En Venezuela, la encrucijada presenta de un
lado la profundización de un deplorable y evidente deterioro y del otro,
emprender el camino de dar vida a la esperanza y bordar con esfuerzo honrado
una realidad acorde con el potencial del país, para un futuro ciertamente mejor.
La legitimidad, que para la democracia es un
valor fundamental, tiene dos componentes: el origen y el desempeño o ejercicio.
La legitimidad de origen es la partida de
nacimiento de todo gobierno democrático. Su génesis y sustento es la soberanía
popular expresada mediante el voto en procesos electorales auténticos. Es
decir, aquellos cuyos resultados oficiales reflejan en forma inequívoca la
voluntad popular soberana.
Los ciudadanos, al proponerse como
candidatos, ponen en práctica su derecho a ser elegidos, mientras que cada
elector, al consignar su escogencia personal ejerce su derecho a elegir.
Ambos son derechos humanos reconocidos y
protegidos por instrumentos internacionales como la Declaración Universal de
los Derechos del Hombre (en su Artículo 21), el Pacto de San José (en su
Artículo 23), el Pacto Internacional de Derechos Civiles y Políticos (en su
Artículo 25) y la Carta Democrática Interamericana (en sus Artículos 2, 3 y 4).
La decisión se valora en forma colectiva y la
soberanía popular, indivisible como es, produce la legitimidad de origen.

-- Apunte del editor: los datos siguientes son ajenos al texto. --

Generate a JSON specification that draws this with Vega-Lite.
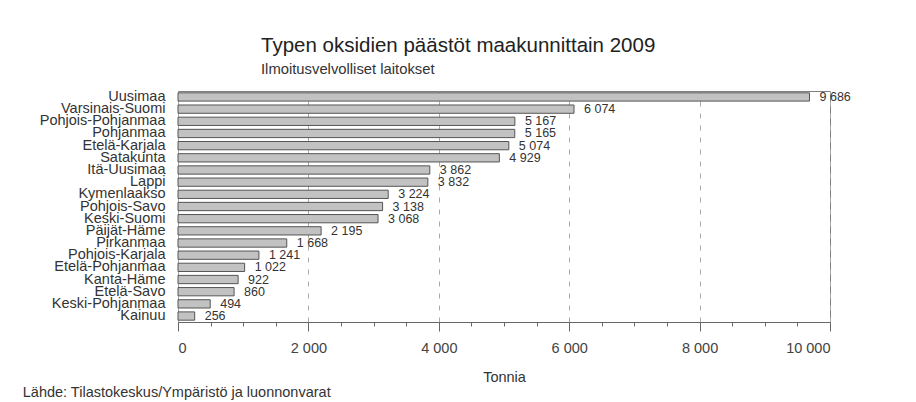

En la práctica la legitimidad de origen, que
precede en el tiempo a la de ejercicio, es más categórica, tal vez por depender
de ese hecho singular que es la elección auténtica.

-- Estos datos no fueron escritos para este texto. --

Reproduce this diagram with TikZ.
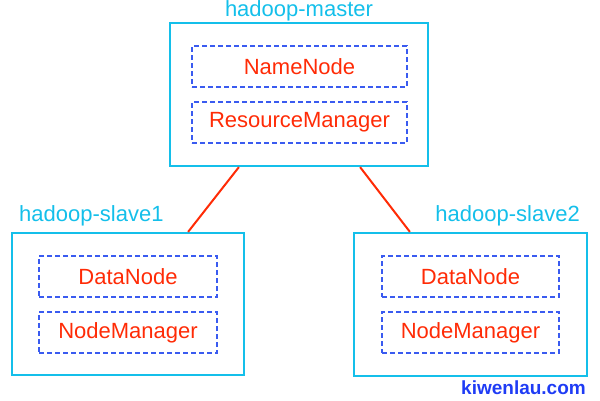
\documentclass[tikz,border=0pt]{standalone}
\usepackage{fontspec}
\setmainfont{Liberation Sans}
\usetikzlibrary{positioning}
\definecolor{hostcyan}{HTML}{14BFEA}
\definecolor{daemonred}{HTML}{FF2B06}
\definecolor{dashblue}{HTML}{3A5BF0}
\definecolor{markblue}{HTML}{1F3CF5}

\begin{document}
\begin{tikzpicture}[
  x=1pt, y=-1pt,
  font=\fontsize{22}{24}\selectfont,
  host/.style={draw=hostcyan, line width=2.2pt, inner sep=0pt},
  daemon/.style={draw=dashblue, line width=1.1pt, dash pattern=on 5pt off 3pt, inner sep=0pt, minimum height=41pt, text=daemonred},
  hostlabel/.style={text=hostcyan, inner sep=0pt},
  link/.style={draw=daemonred, line width=2pt},
]
\useasboundingbox (0,0) rectangle (600,400);

% hosts
\node[host, minimum width=258pt, minimum height=143pt] (master) at (299,94.5) {};
\node[host, minimum width=232pt, minimum height=142pt] (slave1) at (128,304) {};
\node[host, minimum width=233pt, minimum height=143pt] (slave2) at (470.5,304.5) {};

% daemons
\node[daemon, minimum width=215pt] (nn) at (299.5,66.5) {NameNode};
\node[daemon, minimum width=215pt] (rm) at (299.5,122.5) {ResourceManager};
\node[daemon, minimum width=178pt] (dn1) at (128,276.5) {DataNode};
\node[daemon, minimum width=178pt] (nm1) at (128,332.5) {NodeManager};
\node[daemon, minimum width=177pt] (dn2) at (470.5,276.5) {DataNode};
\node[daemon, minimum width=177pt] (nm2) at (470.5,332.5) {NodeManager};

% labels
\node[hostlabel, anchor=base] (masterlbl) at (299,16) {hadoop-master};
\node[hostlabel, anchor=base west] (slave1lbl) at (19,221) {hadoop-slave1};
\node[hostlabel, anchor=base east] (slave2lbl) at (580,221) {hadoop-slave2};

\draw[link] ([xshift=70pt]master.south west) -- ([xshift=-57pt]slave1.north east);
\draw[link] ([xshift=-69pt]master.south east) -- ([xshift=57pt]slave2.north west);

\node[anchor=base east, inner sep=0pt, text=markblue, font=\fontsize{19}{21}\selectfont\bfseries] (mark) at (586,394) {kiwenlau.com};
\end{tikzpicture}
\end{document}
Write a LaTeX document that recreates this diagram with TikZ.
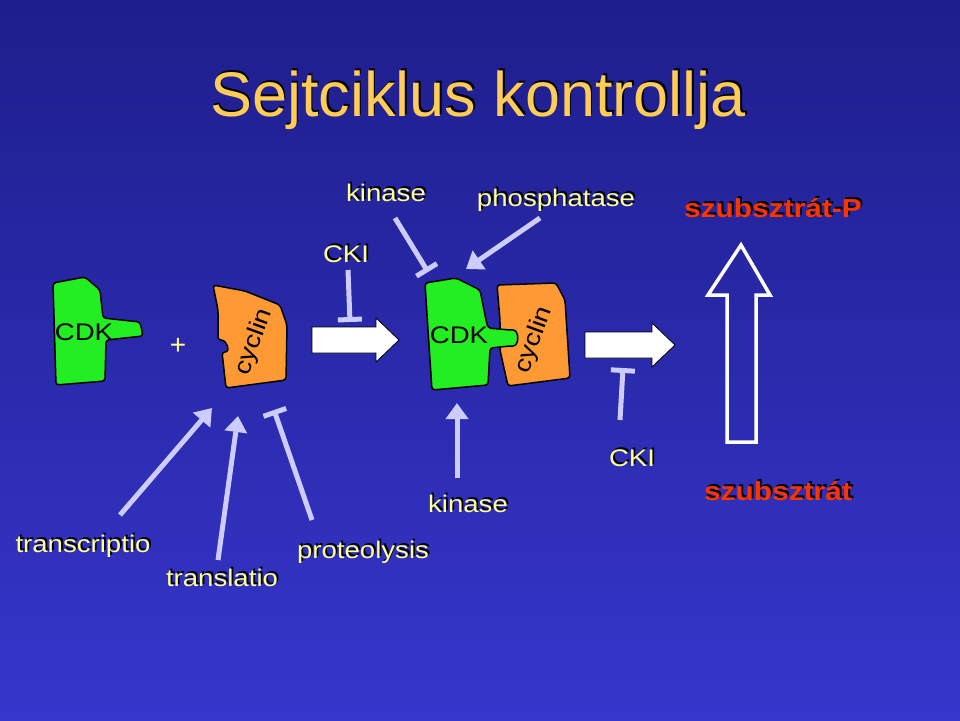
\documentclass[tikz,border=0pt]{standalone}
\usepackage{fontspec}
\setmainfont{Liberation Sans}
\newfontfamily\wide[FakeStretch=1.15]{Liberation Sans}
\usetikzlibrary{arrows.meta}
\definecolor{lav}{HTML}{CCCCFF}
\definecolor{lbl}{HTML}{FFFF99}
\definecolor{ttl}{HTML}{FFCC55}
\definecolor{red2}{HTML}{FF3300}
\definecolor{grn}{HTML}{22EE22}
\definecolor{org}{HTML}{FF9933}
\definecolor{bgtop}{HTML}{1E1E8C}
\definecolor{bgbot}{HTML}{3636CC}
\tikzset{
 ln/.style={lav, line width=5pt},
 act/.style={ln, -{Triangle[length=16pt,width=22pt]}},
 inh/.style={ln, -{Bar[width=24pt,line width=5pt]}},
 blob/.style={draw=black, line width=1.5pt, rounded corners=3pt},
 barrow/.style={fill=white,draw=black,line width=0.8pt},
}
\newcommand{\shtext}[5]{% name, pos, color, font, text
 \node[text=black,font=#4,#2] at ([shift={(1.8pt,1.8pt)}]#1) {#5};
 \node[text=#3,font=#4,#2] at (#1) {#5};}
\newcommand{\lf}{\wide\fontsize{24}{26}\selectfont}
\newcommand{\rf}{\wide\fontsize{26}{28}\selectfont\bfseries}
\begin{document}
\begin{tikzpicture}[x=1pt,y=-1pt]
\shade[top color=bgtop,bottom color=bgbot] (0,0) rectangle (960,720);
\useasboundingbox (0,0) rectangle (960,720);
\coordinate (ptitle) at (478,100);
\coordinate (pkin1) at (386,193);
\coordinate (pphos) at (556,200);
\coordinate (psubP) at (773,208);
\coordinate (pcki1) at (346,254);
\coordinate (ptr) at (83,546);
\coordinate (ptl) at (222,578);
\coordinate (ppr) at (363,552);
\coordinate (pkin2) at (468,504);
\coordinate (pcki2) at (632,458);
\coordinate (psub) at (778,491);
\shtext{ptitle}{}{ttl}{\fontsize{63}{66}\selectfont}{Sejtciklus kontrollja}
\shtext{pkin1}{}{lbl}{\lf}{kinase}
\shtext{pphos}{}{lbl}{\lf}{phosphatase}
\shtext{psubP}{}{red2}{\rf}{szubsztrát-P}
\shtext{pcki1}{}{lbl}{\lf}{CKI}
\shtext{ptr}{}{lbl}{\lf}{transcriptio}
\shtext{ptl}{}{lbl}{\lf}{translatio}
\shtext{ppr}{}{lbl}{\lf}{proteolysis}
\shtext{pkin2}{}{lbl}{\lf}{kinase}
\shtext{pcki2}{}{lbl}{\lf}{CKI}
\shtext{psub}{}{red2}{\rf}{szubsztrát}
% left CDK
\filldraw[blob,fill=grn] (53,283) -- (85,277) -- (100,290) -- (103,318) -- (140,322) -- (143,336) -- (106,340) -- (105,381) -- (56,385) -- cycle;
\node[font=\lf] (cdk1) at (84,332) {CDK};
\node[text=lbl,font=\fontsize{28}{30}\selectfont] (plus) at (178,346) {+};
% left cyclin
\filldraw[blob,fill=org] (213,285) -- (245,291) -- (280,305) -- (287,325) -- (286,380) -- (226,388) -- (222,352) to[out=0,in=0,looseness=1.8] (218,340) -- (218,310) -- cycle;
\node[rotate=70,font=\lf] (cyc1) at (254,342) {cyclin};
% middle cyclin (under CDK)
\filldraw[blob,fill=org] (497,285) -- (556,283) -- (565,300) -- (570,378) -- (508,386) -- (500,350) -- (500,320) -- cycle;
\node[rotate=70,font=\lf] (cyc2) at (534,340) {cyclin};
% middle CDK
\filldraw[blob,fill=grn] (425,283) -- (456,278) -- (480,290) -- (486,320) -- (488,328) -- (510,330) to[out=0,in=0,looseness=1.5] (510,346) -- (490,348) -- (488,385) -- (432,390) -- (428,330) -- cycle;
\node[font=\lf] (cdk2) at (459,335) {CDK};
% block arrows
\filldraw[barrow] (312,327) -- (376,327) -- (376,318) -- (399,340) -- (376,362) -- (376,353) -- (312,353) -- cycle;
\filldraw[barrow] (585,332) -- (652,332) -- (652,323) -- (675,345) -- (652,367) -- (652,358) -- (585,358) -- cycle;
% hollow up arrow
\draw[white,line width=3.5pt,line join=miter] (727,442) -- (727,295) -- (708,295) -- (741,245) -- (770,295) -- (756,295) -- (756,442) -- cycle;
% connectors
\coordinate (s1) at (395,218); \coordinate (e1) at (428,272);
\draw[inh] (s1) -- (e1);
\coordinate (s2) at (540,218); \coordinate (e2) at (466,269);
\draw[act] (s2) -- (e2);
\coordinate (s3) at (348,270); \coordinate (e3) at (350,322);
\draw[inh] (s3) -- (e3);
\coordinate (s4) at (120,515); \coordinate (e4) at (212,408);
\draw[act] (s4) -- (e4);
\coordinate (s5) at (218,560); \coordinate (e5) at (238,416);
\draw[act] (s5) -- (e5);
\coordinate (s6) at (312,520); \coordinate (e6) at (274,410);
\draw[inh] (s6) -- (e6);
\coordinate (s7) at (457,478); \coordinate (e7) at (457,403);
\draw[act] (s7) -- (e7);
\coordinate (s8) at (620,420); \coordinate (e8) at (623,368);
\draw[inh] (s8) -- (e8);
\end{tikzpicture}
\end{document}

A su vez la legitimidad de ejercicio se
produce en la medida en que los elegidos cumplan su mandato en forma correcta.
Quizá por la natural necesidad de prever
inestabilidades indeseables e injustificadas, una vez adquirida la legitimidad
de origen, la legitimidad de desempeño goza, digamos, de una presunción a su
favor, y su pérdida suele ser un proceso
complejo, aunque pueda acontecer por un solo hecho, acción u omisión, en
el curso del ejercicio de un período constitucional.
De todo ello resulta que el respectivo
sistema electoral y el órgano que lo administra
tienen que ser imparciales (por eso se le llama árbitro), transparentes
y asegurar la anonimia del votante para poder producir elecciones auténticas en
las que se ejerzan a plenitud los derechos humanos a elegir y a ser electo.
Pero aún todo eso es insuficiente; además, es
preciso que la institución electoral consiga y preserve que el electorado
confíe en que tales condiciones se cumplen. Así, una de las responsabilidades
de los organismos electorales es cuidar, fomentar y fortalecer la confianza del
electorado quien es el protagonista del proceso.
La desconfianza en el órgano electoral, el
cual no ha de ser más que el administrador de buena fe del sistema, revela
incumplimiento de sus deberes por parte del organismo.
En una contienda, 51% a favor de uno de los
aspirantes a ser electo, es mayoría absoluta para éste y, de allí, resultado
contundente de aceptación a su propuesta. En tanto que un 75% de confianza en
el árbitro, por ejemplo, indica una distorsión en su desempeño pues significa
que el órgano electoral no le merece confianza
a uno de cada cuatro electores, lo cual es una enormidad.
Aún en las legislaciones como la nuestra, en
la que votar es un derecho y no un deber, la participación electoral sigue
siendo una responsabilidad ciudadana.
Cuando la alternabilidad democrática no está
en riesgo, cuando la vida de la nación sigue un cauce con sus naturales
dificultades, rectificaciones y avances, cuando el tejido social no está
plagado de desgarraduras, cuando el presente y el porvenir no se ha
ensombrecido por malas prácticas y deplorable conducción, la omisión en el
cumplimiento de la responsabilidad ciudadana de votar no reviste gravedad. Pero
en la situación de nuestra Venezuela, la encrucijada presenta de un lado la
profundización de un deplorable y evidente deterioro y del otro, emprender el
camino de dar vida a la esperanza y bordar con esfuerzo honrado una realidad
acorde con el potencial del país, para un futuro ciertamente mejor. En tales
condiciones, evadir la responsabilidad de participar en la selección de nuestro
gobernante conlleva una culpa mayúscula.
Si, además, el árbitro se ha creído actor por
encima del elector protagonista y se inclina peligrosamente a uno de los lados ¡cómo facilitarle, con nuestra
ausencia, que disponga de nuestro derecho!